La gouvernance multipartite promet-elle un Internet plus libre, plus ouvert et plus accessible ? Quels sont ses avantages et ses éventuels inconvénients ?
Les nouveaux mécanismes de gouvernance de l’ICANN mettent un accent très fort sur l’Internet ouvert, qui se trouve au cœur des statuts de l’ICANN. De nombreux garde-fous sont également mis en place pour éviter toute tentation d’utiliser l’ICANN pour réguler les contenus.

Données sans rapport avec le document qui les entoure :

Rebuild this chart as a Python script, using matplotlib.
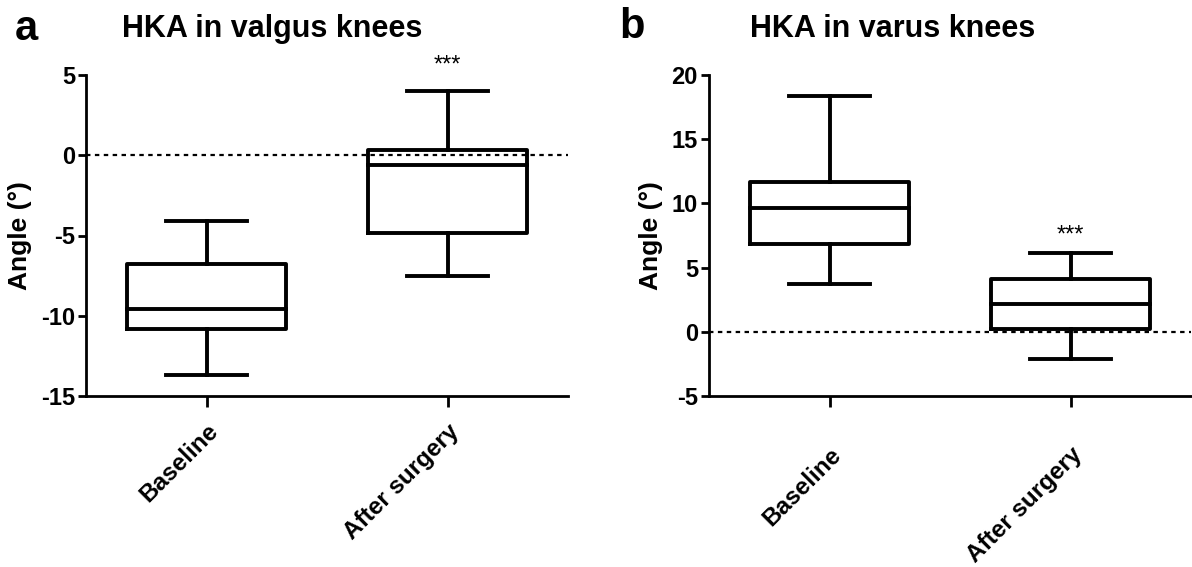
import matplotlib
matplotlib.use("Agg")
import matplotlib.pyplot as plt

plt.rcParams['font.family'] = ['Liberation Sans', 'DejaVu Sans']

groups = ["Baseline", "After surgery"]

# box stats: whisker low, q1, median, q3, whisker high
valgus_base = [-13.7, -10.85, -9.55, -6.75, -4.1]
valgus_post = [-7.5, -4.85, -0.6, 0.3, 4.0]
varus_base = [3.7, 6.85, 9.65, 11.7, 18.35]
varus_post = [-2.1, 0.25, 2.2, 4.15, 6.15]

valgus_ticks = [-15, -10, -5, 0, 5]
varus_ticks = [-5, 0, 5, 10, 15, 20]


def stats(vals, label):
    lo, q1, med, q3, hi = vals
    return dict(whislo=lo, q1=q1, med=med, q3=q3, whishi=hi, fliers=[], label=label)


def panel(ax, base, post, ticks, star_y, lab_pad):
    lw = 2.8
    props = dict(color="black", linewidth=lw, solid_capstyle="projecting")
    ax.bxp([stats(base, groups[0]), stats(post, groups[1])], positions=[0, 1],
           widths=0.66, capwidths=0.34, showfliers=False,
           boxprops=dict(color="black", linewidth=lw),
           medianprops=props, whiskerprops=props, capprops=props)
    ax.axhline(0, color="black", linewidth=1.6, linestyle=(0, (2.0, 2.0)), zorder=5)
    ax.set_xlim(-0.5, 1.5)
    ax.set_ylim(ticks[0], ticks[-1])
    ax.set_yticks(ticks)
    ax.set_yticklabels([str(t) for t in ticks], fontsize=17, fontweight="bold")
    ax.set_xticks([0, 1])
    ax.set_xticklabels(groups, fontsize=17.5, fontweight="bold", rotation=45,
                       ha="right", va="top", rotation_mode="anchor")
    ax.tick_params(axis="y", length=6, width=2, pad=2)
    ax.tick_params(axis="x", length=8, width=2, pad=lab_pad)
    for s in ["top", "right"]:
        ax.spines[s].set_visible(False)
    for s in ["left", "bottom"]:
        ax.spines[s].set_linewidth(2)
    ax.set_ylabel("Angle (°)", fontsize=19, fontweight="bold", labelpad=6)
    ax.text(1, star_y, "***", ha="center", va="center", fontsize=17, clip_on=False)


fig = plt.figure(figsize=(11.92, 5.67), dpi=100)
ax1 = fig.add_axes([86 / 1192, 1 - 396 / 567, 482 / 1192, 321 / 567])
ax2 = fig.add_axes([709 / 1192, 1 - 396 / 567, 482 / 1192, 321 / 567])

panel(ax1, valgus_base, valgus_post, valgus_ticks, 5.6, 9)
panel(ax2, varus_base, varus_post, varus_ticks, 7.5, 26)

fig.text(272 / 1192, 1 - 29 / 567, "HKA in valgus knees", ha="center", va="center",
         fontsize=22, fontweight="bold")
fig.text(893 / 1192, 1 - 29 / 567, "HKA in varus knees", ha="center", va="center",
         fontsize=22, fontweight="bold")
fig.text(26 / 1192, 1 - 29 / 567, "a", ha="center", va="center", fontsize=30, fontweight="bold")
fig.text(632 / 1192, 1 - 27 / 567, "b", ha="center", va="center", fontsize=30, fontweight="bold")

fig.savefig("out.png", dpi=100)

De ce point de vue, ces réformes consolident les protections contre certaines velléités de fermeture, de fragmentation ou même de censure via l’ICANN.
La gouvernance multipartite est l’un de ces garde-fous, car elle repose sur le principe du consensus entre les parties prenantes. Ni le secteur privé ni les gouvernements ne peuvent dicter leur loi. C’est très important dans un monde où la confiance qu’on peut accorder aux uns et aux autres sur le long terme est très limitée. L’inconvénient de ces mécanismes tient à une certaine complexité, une certaine lenteur à aboutir à des conclusions, mais au vu de l’enjeu de sécurité et de stabilité de l’Internet, c’est sans doute acceptable.
Enfin, bien sûr, il y a bien d’autres voies que l’ICANN pour que les tentations évoquées ci-dessus s’exercent.
Quelle est la prochaine étape dans la transition et qu'en est-il de la feuille de route de l'ICANN ?
La transition est désormais effectuée, et de ce point de vue une étape majeure a été franchie. Pour autant, en ce qui concerne l’ICANN, ce n’est qu’une étape et il reste beaucoup à faire pour rendre l’organisation réellement ouverte à la diversité des acteurs de l’Internet aujourd’hui. Après les changements de structure, il faut maintenant s’attaquer à la culture. Je continue d’ailleurs, au nom de l’Afnic, de coprésider le groupe de travail sur l’amélioration de la gouvernance de l’ICANN, qui poursuit ses travaux.